Si el Siglo de las Luces fue el siglo de la ilustración y de la razón, el siglo de los móviles de última generación y de las redes sociales es el siglo de la ofuscación y de la turbación. En el mundo de lo absurdo, hasta Unidas Podemos quiere apropiase del Siglo de las Luces. Nada es lo que parece, nada es lo que es y nadie es lo que dice ser. Pero parece ser, por parecer, que todo da igual, porque gana quien da más, más mentiras. Hay mentiras arriesgadas, aunque el riesgo comienza a ser un entretenimiento de fin de semana sin pena ni contrición. Porque en un mundo de mentiras, al menos, nos debería quedar la posibilidad de construir nuestra propia mentira, nuestra mentira íntima, aquella que nos permite vivir aunque nada sea verdad.
Cuando observo, entre el pánico ambiental y la rutina de lo absurdo adónde estamos llegando, solo puedo concluir que pensar críticamente y hacer oficio de ese pensamiento es un deporte de riesgo entre tanta mediocridad. La democracia igualitarista del mediocre lleva a nivelar a todos acomodaticiamente, porque el mediocre solo sabe organizarse en torno a más mediocres. El mediocre consume palabras vacías, lenguaje insulso, convenciones semánticas que atacan el más básico instinto racional. Plutarco y su doctrina campan en el Congreso:
«El charlatán pretende hacerse amar y solo consigue ser aborrecido; quiere ser obsequioso y no logra sino hacerse importuno; busca el que se le pone en ridículo; gasta para no recoger; ofende a su amigo, sirve a sus enemigos y trabaja en su propia ruina».
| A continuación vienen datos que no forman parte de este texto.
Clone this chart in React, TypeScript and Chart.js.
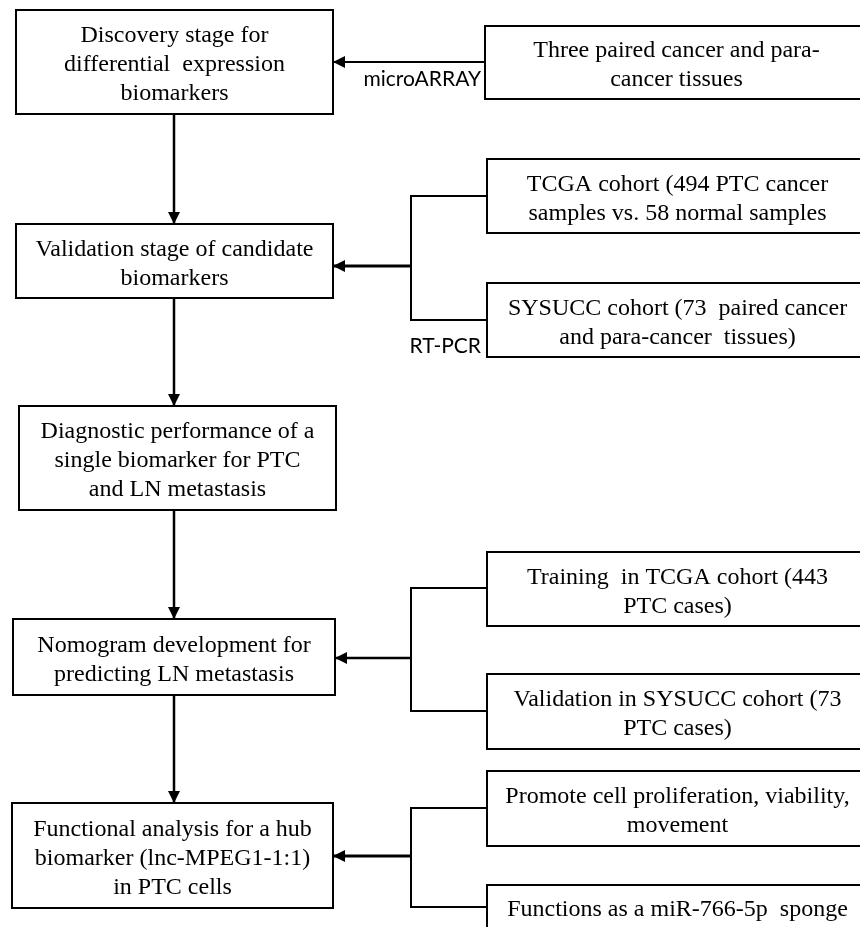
import React, { useEffect, useRef } from "react";
import { Chart, registerables } from "chart.js";

Chart.register(...registerables);

// ---- Data (flowchart nodes in chart units on 0..860 x 0..927 scales) ----
const boxTexts: string[][] = [
  ["Discovery stage for", "differential  expression", "biomarkers"],
  ["Validation stage of candidate", "biomarkers"],
  ["Diagnostic performance of a", "single biomarker for PTC", "and LN metastasis"],
  ["Nomogram development for", "predicting LN metastasis"],
  ["Functional analysis for a hub", "biomarker (lnc-MPEG1-1:1)", "in PTC cells"],
  ["Three paired cancer and para-", "cancer tissues"],
  ["TCGA cohort (494 PTC cancer", "samples vs. 58 normal samples"],
  ["SYSUCC cohort (73  paired cancer", "and para-cancer  tissues)"],
  ["Training  in TCGA cohort (443", "PTC cases)"],
  ["Validation in SYSUCC cohort (73", "PTC cases)"],
  ["Promote cell proliferation, viability,", "movement"],
  ["Functions as a miR-766-5p  sponge"],
];
const boxLeft = [16, 16, 19, 13, 12, 485, 487, 487, 487, 487, 487, 487];
const boxTop = [10, 224, 406, 619, 803, 26, 159, 283, 552, 674, 771, 885];
const boxRight = [333, 333, 336, 335, 333, 868, 868, 868, 868, 868, 868, 868];
const boxBottom = [114, 298, 510, 695, 908, 99, 233, 357, 626, 749, 846, 929];

// arrows: polylines ending with an arrowhead
const arrowXs: number[][] = [
  [174, 174], [174, 174], [174, 174], [174, 174],
  [485, 333], [411, 333], [411, 335], [411, 333],
];
const arrowYs: number[][] = [
  [114, 224], [298, 406], [510, 619], [695, 803],
  [62, 62], [266, 266], [658, 658], [856, 856],
];
const arrowWidths = [2.5, 2.5, 2.5, 2.5, 2, 3, 2.5, 3];

// brackets (no arrowheads)
const bracketXs: number[][] = [
  [487, 411, 411, 487],
  [487, 411, 411, 487],
  [487, 411, 411, 487],
];
const bracketYs: number[][] = [
  [196, 196, 320, 320],
  [588, 588, 711, 711],
  [808, 808, 907, 907],
];

// method labels
const methodLabels = ["microARRAY", "RT-PCR"];
const methodX = [481, 481];
const methodY = [86, 353];

const X_MAX = 860;
const Y_MAX = 927;

export default function App() {
  const canvasRef = useRef<HTMLCanvasElement | null>(null);

  useEffect(() => {
    document.body.style.margin = "0";
    const canvas = canvasRef.current;
    if (!canvas) return;

    const datasets: any[] = [];
    boxTexts.forEach((_, i) => {
      datasets.push({
        data: [
          { x: boxLeft[i], y: boxTop[i] },
          { x: boxRight[i], y: boxTop[i] },
          { x: boxRight[i], y: boxBottom[i] },
          { x: boxLeft[i], y: boxBottom[i] },
          { x: boxLeft[i], y: boxTop[i] },
        ],
        borderColor: "#000",
        borderWidth: 2,
        borderCapStyle: "square",
        borderJoinStyle: "miter",
        showLine: true,
        pointRadius: 0,
        fill: false,
        tension: 0,
      });
    });
    arrowXs.forEach((xs, i) => {
      datasets.push({
        data: xs.map((x, j) => ({ x, y: arrowYs[i][j] })),
        borderColor: "#000",
        borderWidth: arrowWidths[i],
        showLine: true,
        pointRadius: 0,
        fill: false,
        tension: 0,
      });
    });
    bracketXs.forEach((xs, i) => {
      datasets.push({
        data: xs.map((x, j) => ({ x, y: bracketYs[i][j] })),
        borderColor: "#000",
        borderWidth: 2,
        borderJoinStyle: "miter",
        showLine: true,
        pointRadius: 0,
        fill: false,
        tension: 0,
      });
    });

    const flowPlugin = {
      id: "flowDecor",
      afterDatasetsDraw(chart: any) {
        const ctx = chart.ctx as CanvasRenderingContext2D;
        const xs = chart.scales.x;
        const ys = chart.scales.y;
        ctx.save();
        ctx.fillStyle = "#000";
        arrowXs.forEach((ax, i) => {
          const n = ax.length;
          const x1 = xs.getPixelForValue(ax[n - 1]);
          const y1 = ys.getPixelForValue(arrowYs[i][n - 1]);
          const x0 = xs.getPixelForValue(ax[n - 2]);
          const y0 = ys.getPixelForValue(arrowYs[i][n - 2]);
          const ang = Math.atan2(y1 - y0, x1 - x0);
          const len = 12;
          const half = 6;
          ctx.beginPath();
          ctx.moveTo(x1, y1);
          ctx.lineTo(
            x1 - len * Math.cos(ang) + half * Math.sin(ang),
            y1 - len * Math.sin(ang) - half * Math.cos(ang)
          );
          ctx.lineTo(
            x1 - len * Math.cos(ang) - half * Math.sin(ang),
            y1 - len * Math.sin(ang) + half * Math.cos(ang)
          );
          ctx.closePath();
          ctx.fill();
        });
        ctx.fillStyle = "#000";
        ctx.font = "24px 'Liberation Serif', 'Times New Roman', serif";
        ctx.textAlign = "center";
        ctx.textBaseline = "alphabetic";
        const lh = 29;
        boxTexts.forEach((lines, i) => {
          const cx = xs.getPixelForValue((boxLeft[i] + boxRight[i]) / 2);
          const cy = ys.getPixelForValue((boxTop[i] + boxBottom[i]) / 2);
          const start = cy - ((lines.length - 1) * lh) / 2 + 9;
          lines.forEach((t, j) => {
            ctx.fillText(t, cx, start + j * lh);
          });
        });
        ctx.font = "21px Lato, 'Open Sans', sans-serif";
        ctx.textAlign = "right";
        methodLabels.forEach((t, i) => {
          ctx.fillText(t, xs.getPixelForValue(methodX[i]), ys.getPixelForValue(methodY[i]));
        });
        ctx.restore();
      },
    };

    const chart = new Chart(canvas, {
      type: "scatter",
      data: { datasets },
      options: {
        animation: false,
        responsive: false,
        devicePixelRatio: 1,
        events: [],
        layout: { padding: 0 },
        plugins: { legend: { display: false }, tooltip: { enabled: false } },
        scales: {
          x: { type: "linear", min: 0, max: X_MAX, display: false },
          y: { type: "linear", min: 0, max: Y_MAX, reverse: true, display: false },
        },
      },
      plugins: [flowPlugin],
    });
    return () => chart.destroy();
  }, []);

  return (
    <div style={{ width: X_MAX, height: Y_MAX, background: "#fff" }}>
      <canvas ref={canvasRef} width={X_MAX} height={Y_MAX} style={{ display: "block" }} />
    </div>
  );
}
En suma, somos una combinación de hechos y de percepciones tamizados por la trituradora de los sentimientos. Los hechos son incontestables, las percepciones son contestables y los sentimientos son incontables. Cuando habíamos llegado a la conclusión después de muchos años de desarrollo social de que la verdad existía por encima de la sombra del desconocimiento, ahora resulta que la verdad no existe. Y, al menos a racionalistas de culto y de tradición como quien escribe, que no exista la verdad es tanto como que se abra el suelo repentinamente y emerjan todos los orcos de la Tierra Media. Y eso que todavía no han pedido la independencia.